Abstract
Most interesting (Max)-CSPs are APX-hard. In fact, very often the (trivial) approximation ratio achievable in polynomial time cannot be improved even if we allow slightly sub-exponential time, unless the ETH is false. Nevertheless, it has been known since the '90s that density helps in approximating Max-CSPs, and in particular, the work of Arora, Karger and Karpinski established that Max-k-CSP admits a PTAS for instances with \Omega(n^k) constraints.

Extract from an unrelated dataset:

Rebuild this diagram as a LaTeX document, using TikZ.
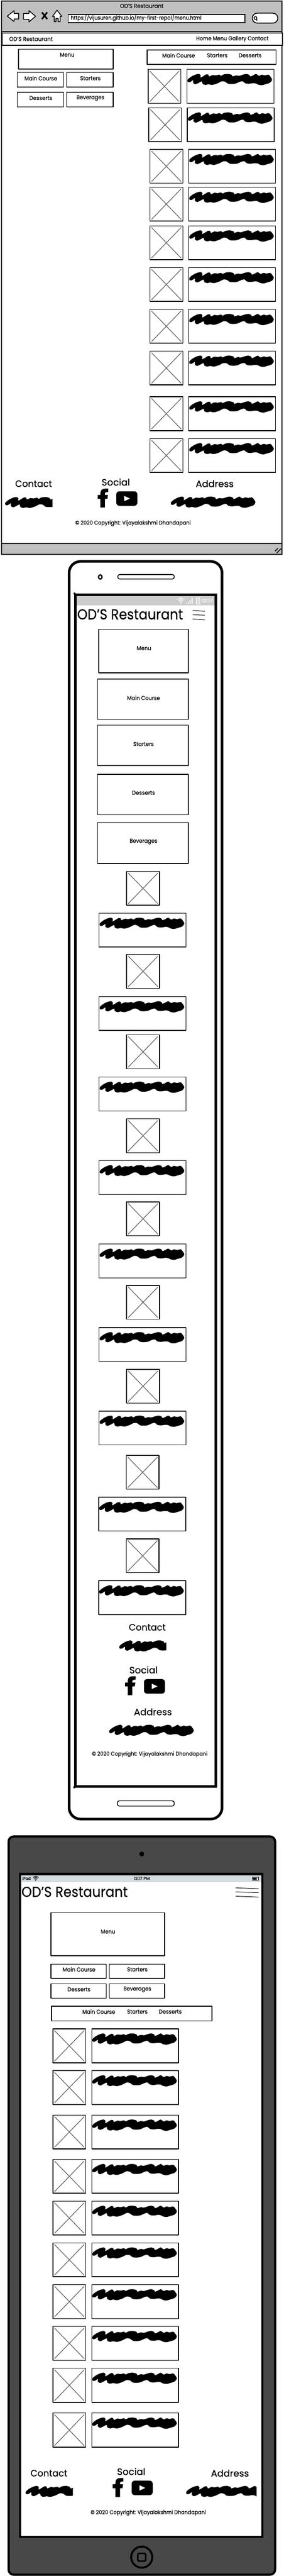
\documentclass[tikz,border=0pt]{standalone}
\usepackage{graphicx}
\usepackage{fontspec}
\setmainfont{Poppins}[FakeBold=0.3]
\definecolor{chrome}{HTML}{C0C0C0}
\definecolor{xgrey}{HTML}{666666}
\definecolor{phonebar}{HTML}{CCCCCC}
\definecolor{padbar}{HTML}{D5DCDF}
\definecolor{padbody}{HTML}{484848}
\tikzset{
  x=1pt,y=-1pt,
  boxline/.style={draw=black,line width=1.7pt,fill=white,line join=round},
  thinbox/.style={draw=black,line width=1.3pt,fill=white,line join=round},
  xline/.style={draw=xgrey,line width=1.5pt,line cap=round},
  txtnode/.style={inner sep=0pt,outer sep=0pt,anchor=center},
  burger/.style={draw=black,line width=1.2pt,line cap=round},
  iconline/.style={draw=black,line width=1.8pt,fill=white,line join=round}
}
% text: name, cx, cy, width, font size, text
\newcommand{\TX}[6]{\node[txtnode] (#1) at (#2,#3) {\resizebox{#4pt}{\height}{\fontsize{#5pt}{#5pt}\selectfont #6}};}
\newcommand{\ScribShape}{\fill[black] plot[smooth cycle,tension=.55] coordinates {
 (22,95)(45,75)(75,60)(100,55)(112,65)(110,80)(130,70)(150,58)(165,60)(170,72)(195,62)(215,65)(240,60)(250,68)(270,58)(300,55)(325,62)(330,72)(355,65)(375,68)(400,60)(425,55)(445,62)(450,72)(470,65)(490,55)(510,68)(530,60)(550,65)(575,60)(590,75)(600,95)(585,115)(555,125)(530,132)(505,128)(490,120)(470,118)(440,122)(415,118)(400,105)(380,108)(345,122)(300,122)(280,108)(255,105)(230,118)(190,130)(165,125)(145,130)(125,122)(120,105)(100,115)(75,125)(60,115)(60,98)(40,110)(25,110)};}
\newcommand{\Scrib}[2]{\begin{scope}[shift={(#1,#2)},xscale=.3333,yscale=.3333,shift={(-22,-55)}]\ScribShape\end{scope}}
\newcommand{\ImgBox}[4]{\begin{scope}[shift={(#1,#2)}]
 \draw[boxline] (0,0) rectangle (#3,#4);
 \draw[xline] (4,4) -- (#3-4,#4-4);
 \draw[xline] (#3-4,4) -- (4,#4-4);
\end{scope}}
\newcommand{\TxtBox}[4]{\draw[boxline] (#1,#2) rectangle ++(#3,#4);\Scrib{#1+1.3}{#2+10.3}}
\newcommand{\FaceF}[2]{\begin{scope}[shift={(#1,#2)}]
 \fill[black] (6.2,43) -- (6.2,23.3) -- (0,23.3) -- (0,14.3) -- (6.2,14.3) -- (6.2,10) .. controls (6.2,3) and (11,0) .. (17,0) -- (24,0) -- (24,8) -- (20,8) .. controls (17,8) and (16.5,9.5) .. (16.5,12) -- (16.5,14.3) -- (23.5,14.3) -- (22,23.3) -- (16.5,23.3) -- (16.5,43) -- cycle;
\end{scope}}
\newcommand{\YouT}[2]{\begin{scope}[shift={(#1,#2)}]
 \fill[black,rounded corners=7pt] (0,0) rectangle (48,33);
 \fill[white] (18,10.5) -- (31,16.5) -- (18,22.5) -- cycle;
\end{scope}}
\newcommand{\Wifi}[5]{\begin{scope}[shift={(#1,#2)}]
 \fill[#4] (0,0) circle (#5*1pt);
 \foreach \r in {.36,.68,1}{\draw[#4,line width=#5*1pt] (-\r*#3,-\r*#3) .. controls (0,-\r*#3*1.6) .. (\r*#3,-\r*#3);}
\end{scope}}
\begin{document}
\begin{tikzpicture}
\useasboundingbox (0,0) rectangle (646,5862);
\fill[white] (0,0) rectangle (646,5862);

%%%%%%%% DESKTOP BROWSER %%%%%%%%
\draw[draw=black,line width=2.4pt,fill=white] (3,2.5) rectangle (643,1261);
\draw[draw=black,line width=2.4pt,fill=chrome] (3,2.5) rectangle (643,72);
\draw[draw=black,line width=2.4pt,fill=chrome] (3,1237) rectangle (643,1261);
\draw[black,line width=2pt,line cap=round] (627,1254) -- (633,1248) (631,1258) -- (640,1249);
\TX{bTitle}{323}{13.5}{99}{13}{OD'S Restaurant}
\draw[iconline] (16.5,36.7) -- (32,24.3) -- (32,30.7) -- (42.5,30.7) -- (42.5,43.3) -- (32,43.3) -- (32,49) -- cycle;
\draw[iconline] (81,37) -- (66,24.3) -- (66,30.7) -- (53.6,30.7) -- (53.6,44) -- (66,44) -- (66,50) -- cycle;
\draw[black,line width=3.6pt] (95.5,28) -- (107.5,43.5) (107.5,28) -- (95.5,43.5);
\draw[iconline] (130,23.3) -- (119.5,37.3) -- (123.7,37.3) -- (123.7,49.3) -- (127.5,49.3) -- (127.5,42) -- (132.5,42) -- (132.5,49.3) -- (137,49.3) -- (137,37.3) -- (141,37.3) -- cycle;
\draw[draw=black,line width=2pt,fill=white] (155.5,32.5) rectangle (558,51.5);
\TX{bUrl}{310}{40.5}{298}{13}{https://vijusuren.github.io/my-first-repo1/menu.html}
\draw[draw=black,line width=2pt,fill=white,rounded corners=11pt] (575,30) rectangle (633,52.5);
\draw[black,line width=1.8pt] (582,41) circle (3.3pt);
\draw[black,line width=2pt] (584.3,44) -- (586,47);
\draw[draw=black,line width=2pt,fill=white] (4.5,75) rectangle (644,103);
\TX{bBrand}{70.5}{88.7}{99}{13}{OD'S Restaurant}
\TX{bNav}{529.5}{88.7}{165}{13}{Home Menu Gallery Contact}

\draw[boxline] (42,112) rectangle (258,157);
\TX{dMenu}{153}{124.5}{33}{13}{Menu}
\draw[boxline] (39,165) rectangle (145,198);
\TX{dMain}{93}{178}{74.6}{13}{Main Course}
\draw[boxline] (152,165) rectangle (258,198);
\TX{dStart}{206}{178}{46.6}{13}{Starters}
\draw[boxline] (39,210) rectangle (145,243);
\TX{dDess}{93}{223}{52.4}{13}{Desserts}
\draw[boxline] (152,210) rectangle (258,243);
\TX{dBev}{206}{223}{63}{13}{Beverages}
\draw[boxline] (335.5,113.5) rectangle (629,146.5);
\TX{dTabA}{407}{126}{74.6}{13}{Main Course}
\TX{dTabB}{495}{126}{46.6}{13}{Starters}
\TX{dTabC}{570}{126}{52.4}{13}{Desserts}

\ImgBox{337.5}{158}{74.5}{77}\TxtBox{426}{158}{198}{77}
\ImgBox{339}{245.5}{74.5}{77}\TxtBox{427}{245.5}{198}{77}
\foreach \ry in {340,426,514,609,704,799,903,998}{
  \ImgBox{341.5}{\ry}{75}{77}\TxtBox{430}{\ry}{198}{77}
}
\TX{dCont}{76.6}{1100.7}{84}{21}{Contact}
\begin{scope}\clip (10,1125) rectangle (119.5,1162);\Scrib{12}{1131}\end{scope}
\TX{dSoc}{263.8}{1097}{64.5}{21}{Social}
\FaceF{222.6}{1112}
\YouT{265}{1118}
\TX{dAddr}{489.3}{1100.7}{86.6}{21}{Address}
\Scrib{389.5}{1130}
\TX{dCopy}{303}{1190.7}{263}{12.5}{© 2020 Copyright: Vijayalakshmi Dhandapani}

%%%%%%%% PHONE %%%%%%%%
\draw[draw=black,line width=6pt,fill=white,rounded corners=26pt] (157.5,1277.5) rectangle (506,4139.5);
\draw[draw=black,line width=1.8pt,fill=white,rounded corners=4pt] (268.5,1307.5) rectangle (397,1317.5);
\draw[black,line width=3pt] (228.5,1313) ellipse (4pt and 4.8pt);
\draw[draw=black,line width=6.5pt,fill=white] (171.5,1353.5) rectangle (492,4065.5);
\fill[black] (170,1351) circle (2.6pt) (169.5,4067) circle (2.6pt);
\fill[phonebar] (175,1357) rectangle (489,1377);
\Wifi{412}{1372.5}{8}{white}{1.4}
\fill[white] (424,1372) rectangle (426,1374) (428,1370) rectangle (430,1374) (432,1366) rectangle (434.2,1374) (436.5,1361) rectangle (439,1374);
\draw[white,line width=1.2pt,fill=phonebar!70!white] (447,1361) rectangle (455,1375);
\TX{pTime}{472.5}{1366.7}{25}{11}{\textcolor{white}{12:17}}
\TX{pTitle}{296.5}{1398}{241}{33}{OD'S Restaurant}
\draw[burger] (439.5,1389) -- (466.5,1391);
\draw[burger] (439.5,1399) -- (466.5,1400);
\draw[burger] (439.5,1408.5) -- (466.5,1410.5);

\draw[boxline] (225,1432) rectangle (429,1531);
\TX{pMenu}{328}{1475}{33}{13}{Menu}
\draw[boxline] (222,1545) rectangle (429,1637);
\TX{pMain}{327}{1588}{74.6}{13}{Main Course}
\draw[boxline] (222,1650) rectangle (429,1742);
\TX{pStart}{327}{1693}{46.6}{13}{Starters}
\draw[boxline] (222,1762) rectangle (429,1854);
\TX{pDess}{327}{1804}{52.4}{13}{Desserts}
\draw[boxline] (222,1872) rectangle (429,1965);
\TX{pBev}{327}{1915}{63}{13}{Beverages}
\foreach \iy/\ty in {1983/2078,2172/2268,2355/2451,2546/2641,2735/2831,2925/3021,3116/3211}{
  \ImgBox{288.5}{\iy}{75}{77}\TxtBox{226}{\ty}{198}{77}
}
\foreach \iy/\ty in {3312/3407,3502/3597}{
  \ImgBox{287.5}{\iy}{75}{77}\TxtBox{225}{\ty}{198}{77}
}
\TX{pCont}{335.5}{3703}{84}{21}{Contact}
\begin{scope}\clip (270,3725) rectangle (379,3765);\Scrib{272}{3733}\end{scope}
\TX{pSoc}{327}{3800}{64.5}{21}{Social}
\FaceF{285}{3814.5}
\YouT{328}{3821}
\TX{pAddr}{348.5}{3895.5}{86.6}{21}{Address}
\Scrib{249}{3925}
\TX{pCopy}{341}{3992}{263}{12.5}{© 2020 Copyright: Vijayalakshmi Dhandapani}
\draw[draw=black,line width=1.8pt,fill=white,rounded corners=4.5pt] (267.5,4098) rectangle (397,4110);

%%%%%%%% TABLET %%%%%%%%
\draw[draw=black,line width=5pt,fill=padbody,rounded corners=12pt] (19.5,4179) rectangle (627,5859);
\fill[black] (323,4219) circle (5.5pt);
\fill[black] (43,4262) rectangle (600,5775);
\fill[white] (48,4267) rectangle (595,5770);
\fill[padbar] (48,4267) rectangle (595,4283);
\TX{tCarrier}{60.5}{4274.5}{19}{9}{iPad}
\Wifi{81.5}{4279}{6.5}{black}{1.3}
\TX{tClock}{323}{4274.5}{37}{9}{12:17 PM}
\draw[black,line width=1pt] (575,4271.5) rectangle (588.5,4279);
\fill[black] (577,4273) rectangle (585,4277.5) (589,4274) rectangle (590,4276.5);
\TX{tTitle}{170}{4305}{242}{33}{OD'S Restaurant}
\draw[burger] (537.5,4296) -- (589,4298);
\draw[burger] (537.5,4305) -- (589,4307);
\draw[burger] (537.5,4315) -- (589,4317);

\draw[boxline] (116,4352.5) rectangle (375,4450.5);
\TX{tMenu}{246}{4395.5}{33}{13}{Menu}
\draw[boxline] (116,4469.5) rectangle (242,4502);
\TX{tMain}{180}{4481.5}{74.6}{13}{Main Course}
\draw[boxline] (249,4469.5) rectangle (375,4502);
\TX{tStart}{313}{4481.5}{46.6}{13}{Starters}
\draw[boxline] (116,4514.5) rectangle (242,4547);
\TX{tDess}{180}{4527}{52.4}{13}{Desserts}
\draw[boxline] (249,4514.5) rectangle (375,4547);
\TX{tBev}{313}{4527}{63}{13}{Beverages}
\draw[boxline] (117.5,4565.5) rectangle (483,4598.5);
\TX{tTabA}{225}{4577.6}{74.6}{13}{Main Course}
\TX{tTabB}{313}{4577.6}{46.6}{13}{Starters}
\TX{tTabC}{388}{4577.6}{52.4}{13}{Desserts}
\foreach \ry in {4617,4712,4813,4914,5009,5104,5199,5294}{
  \ImgBox{120.5}{\ry}{75}{77}\TxtBox{209}{\ry}{198}{77}
}
\foreach \ry in {5389,5491}{
  \ImgBox{120.5}{\ry}{75}{78}\TxtBox{209}{\ry}{198}{78}
}
\TX{tCont}{111.5}{5628}{84}{21}{Contact}
\begin{scope}\clip (56,5650) rectangle (166,5690);\Scrib{58.5}{5657}\end{scope}
\TX{tSoc}{299}{5624}{64.5}{21}{Social}
\FaceF{257}{5639}
\YouT{300}{5645}
\TX{tAddr}{524}{5628}{86.6}{21}{Address}
\begin{scope}\clip (420,5650) rectangle (584.5,5690);\Scrib{424.5}{5657}\end{scope}
\TX{tCopy}{338}{5718}{263}{12.5}{© 2020 Copyright: Vijayalakshmi Dhandapani}
\draw[black,line width=4.5pt] (323,5819) circle (24pt);
\draw[black,line width=3.5pt,rounded corners=3pt] (314,5810.5) rectangle (332,5828);
\end{tikzpicture}
\end{document}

Given that sub-exponential time does not help us approximate Max-CSP in general, the topic of this talk is to examine whether it can help us relax the (strict) density requirement needed for obtaining an approximation scheme. We give an answer that is partly positive and partly negative. On the algorithmic side, we show that by adapting the known exhaustive sampling technique (and using an appropriately larger sample) we can obtain an approximation scheme for Max-k-CSP instances with \Omega(n^{k-1+\delta}) constraints running in (sub-exponential) time 2^{n^{1-\delta}}. For CSPs with arity 2, such as Max CUT, this implies a sub-exponential approximation scheme even for almost sparse instances. On the other hand, we show that this trade-off cannot be extended to instances with fewer than n^{k-1} constraints, and that the running time we obtain is essentially best possible (under the ETH).
This is joint work with Dimitris Fotakis and Vangelis Paschos.